Indeed, E.H. holds a Moroccan nationality. However, it could be argued that the ECtHR, by recognizing the ‘Moroccan nationality’ of a person of Sahrawi origin, is acknowledging Morocco’s sovereignty over the Western Sahara. It goes without saying that the Moroccan nationality (the only leeway for Sahrawis to acquire a passport) was imposed on E.H. by the government of Morocco by virtue of its illegal acts annexing Western Sahara. In this connection, the Swiss Federal Supreme Court (FSC), on 4 August 2021, issued an interesting decision that can provide insights on the nationality status of a man originating from Western Sahara. The FSC ruled that since Switzerland does not recognise Morocco’s sovereignty over Western Sahara, all persons of Sahrawi origin would be recorded as having ‘no nationality’. It appears that a national court provided a more nuanced view to the issue compared to the ECtHR. By my estimation, if the ECtHR delves into such nuance, it would have impacted E.H.’s status differently, but also the status and human rights of Sahrawis across the globe.  

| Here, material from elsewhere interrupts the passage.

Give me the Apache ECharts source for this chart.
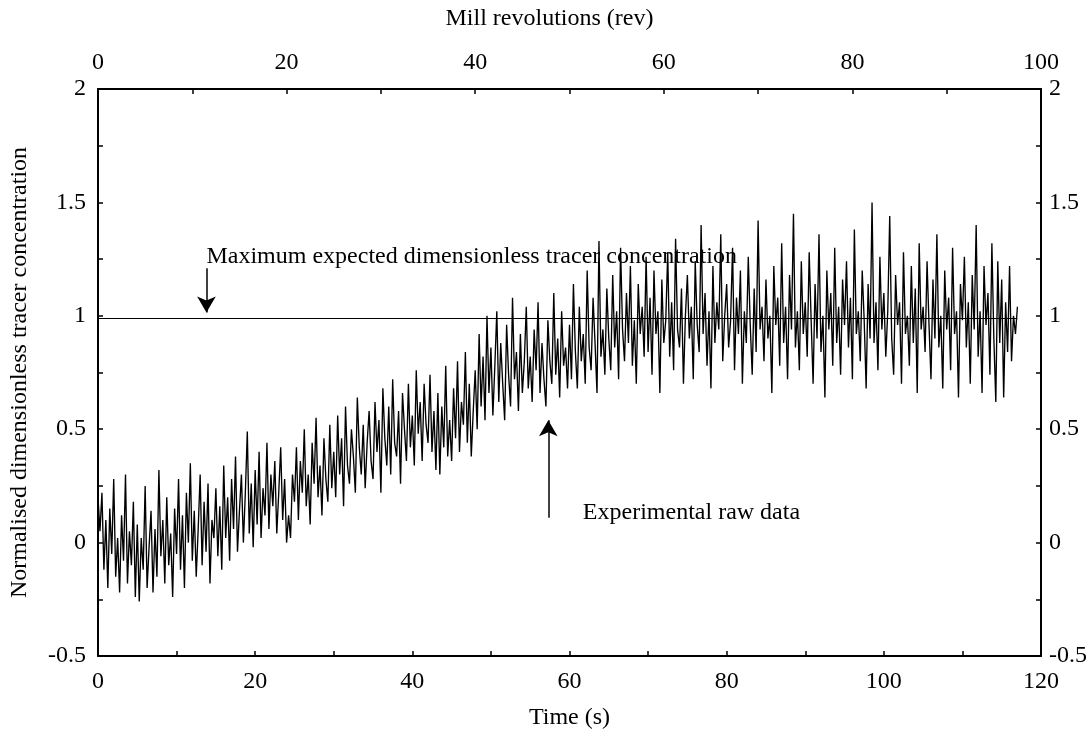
<!DOCTYPE html>
<html><head><meta charset="utf-8">
<script src="https://cdn.jsdelivr.net/npm/echarts@6/dist/echarts.min.js"></script>
<style>html,body{margin:0;padding:0;background:#fff}#c{width:1090px;height:736px}</style>
</head><body><div id="c"></div>
<script>
// ---- data ----
const sampleInterval = 0.25; // s between samples
const concentration = [
  0.20, 0.05, 0.22, -0.12, 0.10, -0.20, 0.15, -0.05, 0.28, -0.15, 0.02, -0.22, 0.12, -0.08, 0.30, -0.18, 0.05, -0.10, 0.18, -0.24,
  0.08, -0.26, 0.02, -0.12, 0.25, -0.20, -0.02, 0.14, -0.22, 0.06, -0.15, 0.32, -0.06, 0.10, -0.18, 0.20, -0.10, 0.04, -0.24, 0.15,
  -0.05, 0.28, -0.12, 0.12, -0.20, 0.22, 0.00, 0.35, -0.08, 0.14, -0.15, 0.06, 0.30, -0.10, 0.18, -0.04, 0.26, -0.18, 0.10, 0.02,
  0.24, -0.06, 0.16, -0.12, 0.34, 0.02, 0.20, -0.08, 0.28, 0.06, 0.38, -0.04, 0.14, 0.30, 0.00, 0.22, 0.49, 0.04, 0.26, -0.02,
  0.32, 0.08, 0.40, 0.02, 0.24, 0.12, 0.44, 0.06, 0.30, 0.16, 0.36, 0.04, 0.22, 0.42, 0.10, 0.28, 0.00, 0.12, 0.02, 0.30,
  0.18, 0.42, 0.10, 0.36, 0.22, 0.50, 0.16, 0.30, 0.08, 0.44, 0.26, 0.55, 0.20, 0.34, 0.12, 0.46, 0.28, 0.18, 0.52, 0.24,
  0.40, 0.20, 0.56, 0.30, 0.46, 0.16, 0.60, 0.34, 0.26, 0.50, 0.38, 0.22, 0.64, 0.42, 0.30, 0.52, 0.24, 0.44, 0.58, 0.36,
  0.28, 0.62, 0.40, 0.54, 0.22, 0.68, 0.46, 0.34, 0.60, 0.30, 0.72, 0.44, 0.38, 0.58, 0.26, 0.66, 0.50, 0.36, 0.70, 0.42,
  0.56, 0.34, 0.76, 0.48, 0.62, 0.36, 0.70, 0.52, 0.44, 0.74, 0.40, 0.58, 0.32, 0.66, 0.30, 0.60, 0.42, 0.78, 0.38, 0.54,
  0.36, 0.68, 0.46, 0.80, 0.40, 0.62, 0.52, 0.84, 0.44, 0.70, 0.38, 0.58, 0.76, 0.50, 0.92, 0.60, 0.82, 0.54, 1.00, 0.66,
  0.86, 0.56, 0.78, 1.02, 0.62, 0.88, 0.70, 0.54, 0.96, 0.74, 0.60, 1.08, 0.72, 0.84, 0.58, 0.92, 0.66, 0.80, 1.04, 0.68,
  0.82, 0.62, 0.94, 0.76, 1.06, 0.66, 0.88, 0.72, 0.60, 0.98, 0.80, 0.70, 1.10, 0.74, 0.90, 0.64, 1.02, 0.78, 0.86, 0.68,
  0.96, 0.72, 1.14, 0.84, 0.68, 1.04, 0.80, 0.92, 0.70, 1.20, 0.86, 0.76, 1.08, 0.88, 0.66, 1.33, 0.82, 0.94, 0.74, 1.12,
  0.90, 0.76, 1.18, 0.86, 1.02, 0.72, 1.30, 0.94, 0.80, 1.10, 0.88, 1.22, 0.78, 0.98, 0.70, 1.14, 0.92, 1.04, 0.82, 1.26,
  0.84, 1.08, 0.74, 1.20, 0.92, 1.02, 0.66, 1.16, 0.88, 0.98, 1.28, 0.82, 1.06, 0.76, 1.34, 0.94, 0.86, 1.12, 0.70, 1.00,
  1.18, 0.90, 1.04, 0.72, 1.24, 0.96, 0.84, 1.40, 0.92, 1.10, 0.78, 1.02, 0.68, 1.22, 0.88, 1.06, 0.94, 1.36, 0.80, 1.00,
  1.14, 0.86, 0.98, 1.30, 0.76, 1.08, 0.92, 1.20, 0.70, 1.02, 0.88, 1.26, 0.96, 0.74, 1.12, 0.84, 1.42, 0.94, 1.04, 0.80,
  1.16, 0.90, 1.00, 0.66, 1.22, 0.96, 1.08, 0.78, 1.32, 0.88, 1.04, 0.72, 1.18, 0.94, 1.45, 0.86, 1.02, 0.76, 1.24, 0.92,
  1.06, 0.82, 1.28, 0.98, 0.70, 1.14, 0.90, 1.36, 0.84, 1.00, 0.64, 1.20, 0.94, 1.10, 0.78, 1.30, 0.88, 1.04, 0.74, 1.16,
  0.96, 1.24, 0.86, 1.08, 0.72, 1.38, 0.92, 1.02, 0.80, 1.20, 0.98, 0.68, 1.14, 0.90, 1.50, 0.88, 1.06, 0.76, 1.26, 0.94,
  1.10, 0.82, 1.02, 1.44, 0.90, 0.74, 1.18, 0.96, 1.06, 0.70, 1.28, 0.92, 1.00, 0.78, 1.22, 0.88, 1.12, 0.66, 1.32, 0.94,
  1.04, 0.84, 1.24, 0.96, 0.72, 1.16, 0.90, 1.36, 0.86, 1.00, 0.68, 1.20, 0.94, 1.08, 0.76, 1.30, 0.92, 1.02, 0.64, 1.14,
  0.98, 1.26, 0.86, 1.06, 0.70, 1.18, 0.94, 1.40, 0.82, 1.02, 0.66, 1.22, 0.96, 1.10, 0.74, 1.32, 0.90, 0.62, 1.24, 0.88,
  1.16, 0.64, 1.06, 0.84, 1.22, 0.80, 1.00, 0.92, 1.04
];
const timeLabels = [0, 20, 40, 60, 80, 100, 120];
const revLabels = [0, 20, 40, 60, 80, 100];
const concLabels = [-0.5, 0, 0.5, 1, 1.5, 2];
const expectedMax = 0.99;
const expectedLineSpan = [0, 117];
const note1 = { text: 'Maximum expected dimensionless tracer concentration', at: [13.8, 1.26], arrowFrom: [13.8, 1.21], arrowTo: [13.8, 1.015] };
const note2 = { text: 'Experimental raw data', at: [61.7, 0.13], arrowFrom: [57.3, 0.11], arrowTo: [57.3, 0.54] };

// ---- chart ----
const FONT = 'Liberation Serif';
const seriesData = concentration.map((v, i) => [i * sampleInterval, v]);
const near = (arr, v) => arr.some(a => Math.abs(a - v) < 1e-6);
const fmt = arr => v => near(arr, v) ? String(v) : '';
const axisCommon = {
  axisLine: { show: true, onZero: false, lineStyle: { color: '#000', width: 2 } },
  axisTick: { show: true, inside: true, length: 5, lineStyle: { color: '#000', width: 1.5 } },
  splitLine: { show: false },
  nameTextStyle: { fontFamily: FONT, fontSize: 24, color: '#000' }
};
const labelStyle = { fontFamily: FONT, fontSize: 24, color: '#000' };

const chart = echarts.init(document.getElementById('c'), null, { renderer: 'canvas' });
chart.setOption({
  animation: false,
  backgroundColor: '#fff',
  grid: { left: 96, right: 49, top: 89, bottom: 80, containLabel: false },
  xAxis: [
    Object.assign({}, axisCommon, {
      type: 'value', position: 'bottom', min: 0, max: 120, interval: 10,
      name: 'Time (s)', nameLocation: 'middle', nameGap: 50,
      axisLabel: Object.assign({ margin: 14, formatter: fmt(timeLabels) }, labelStyle)
    }),
    Object.assign({}, axisCommon, {
      type: 'value', position: 'top', min: 0, max: 100, interval: 10,
      name: 'Mill revolutions (rev)', nameLocation: 'middle', nameGap: 58,
      nameTextStyle: { fontFamily: FONT, fontSize: 24, color: '#000', padding: [0, 40, 0, 0] },
      axisLabel: Object.assign({ margin: 14, formatter: fmt(revLabels) }, labelStyle)
    })
  ],
  yAxis: [
    Object.assign({}, axisCommon, {
      type: 'value', position: 'left', min: -0.5, max: 2, interval: 0.25,
      name: 'Normalised dimensionless tracer concentration', nameLocation: 'middle', nameGap: 66,
      axisLabel: Object.assign({ margin: 12, formatter: fmt(concLabels) }, labelStyle)
    }),
    Object.assign({}, axisCommon, {
      type: 'value', position: 'right', min: -0.5, max: 2, interval: 0.25,
      axisLabel: Object.assign({ margin: 8, formatter: fmt(concLabels) }, labelStyle)
    })
  ],
  series: [{
    type: 'line', xAxisIndex: 0, yAxisIndex: 0,
    data: seriesData, showSymbol: false, symbol: 'none',
    lineStyle: { color: '#000', width: 1.35 },
    markLine: {
      silent: true, animation: false,
      label: { show: false },
      data: [
        [{ coord: [expectedLineSpan[0], expectedMax], symbol: 'none', lineStyle: { color: '#000', width: 1.2, type: 'solid' } },
         { coord: [expectedLineSpan[1], expectedMax], symbol: 'none' }],
        [{ coord: note1.arrowFrom, symbol: 'none', lineStyle: { color: '#000', width: 1.5, type: 'solid' } },
         { coord: note1.arrowTo, symbol: 'arrow', symbolSize: [14, 16] }],
        [{ coord: note2.arrowFrom, symbol: 'none', lineStyle: { color: '#000', width: 1.5, type: 'solid' } },
         { coord: note2.arrowTo, symbol: 'arrow', symbolSize: [14, 16] }]
      ]
    }
  }]
});

const p1 = chart.convertToPixel({ xAxisIndex: 0, yAxisIndex: 0 }, note1.at);
const p2 = chart.convertToPixel({ xAxisIndex: 0, yAxisIndex: 0 }, note2.at);
chart.setOption({
  graphic: [
    { type: 'text', x: p1[0], y: p1[1], style: { text: note1.text, font: '24px "' + FONT + '"', fill: '#000', textAlign: 'left', textVerticalAlign: 'middle' } },
    { type: 'text', x: p2[0], y: p2[1], style: { text: note2.text, font: '24px "' + FONT + '"', fill: '#000', textAlign: 'left', textVerticalAlign: 'middle' } }
  ]
});
</script>
</body></html>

With regard to the personal situation assessment, it follows that E.H. was denied the opportunity to benefit from the (likely favourable) outcome if the Court were to acquire further ex officio data on the status of Sahrawis in Morocco. Furthermore, E.H. did not seem to have served by ‘the benefit of the doubt’ owed to him, nor did he benefit from the principle that the Court itself established in this case:  the implausibility of the applicant’s account is not a ground to diminish the credibility of his allegations (para. 131). E.H.’s statements and documents were both regularly questioned before French avenues, suggesting erroneously that the French government is well-aware of the ‘plausible’ ways of fleeing Morocco via airport. E.H.’s initial statements – extracted on the second day in the waiting zone via an OFPRA officer; without e.g., legal assistance; PTSD diagnoses; and proper translation – had been used against E.H. before all French avenues as well as the ECtHR. Essentially, both the French courts the ECtHR held the view that E.H. has not provided sufficient documents e.g., court orders or warrants to prove his allegations. Here, French Courts and the ECtHR seem to have made assumptions regarding how ‘Morocco’ deals internally with ‘Sahrawis’ and in what form e.g., orally or in writing. Unlike the ECtHR, the Moroccan regime has an experience (Rafaa v. France (no. 25393/10)) with how its political targets could be protected in Europe under Article 3 ECHR. In all likability, Morocco does its best not to leave a trail, especially when it comes to the Western Sahara. To say the least, the huge context I attempted to briefly highlight here, as well as the myriad of unresolved questions, did not ‘relax’ the burden of proof on E.H. concerning the establishment of his personal situation.

Having established that, the E.H. v. France-case is a missed opportunity to engage with the question of the status of Sahrawi individuals; either those living under Moroccan ruling or those outcasted beyond the Berm and in refugee camps in Algerian desert. Essentially, the present case is a missed opportunity to provide a deeper meaning to the norms of human rights. The ECtHR is, therefore, invited to reconsider its approach down the road.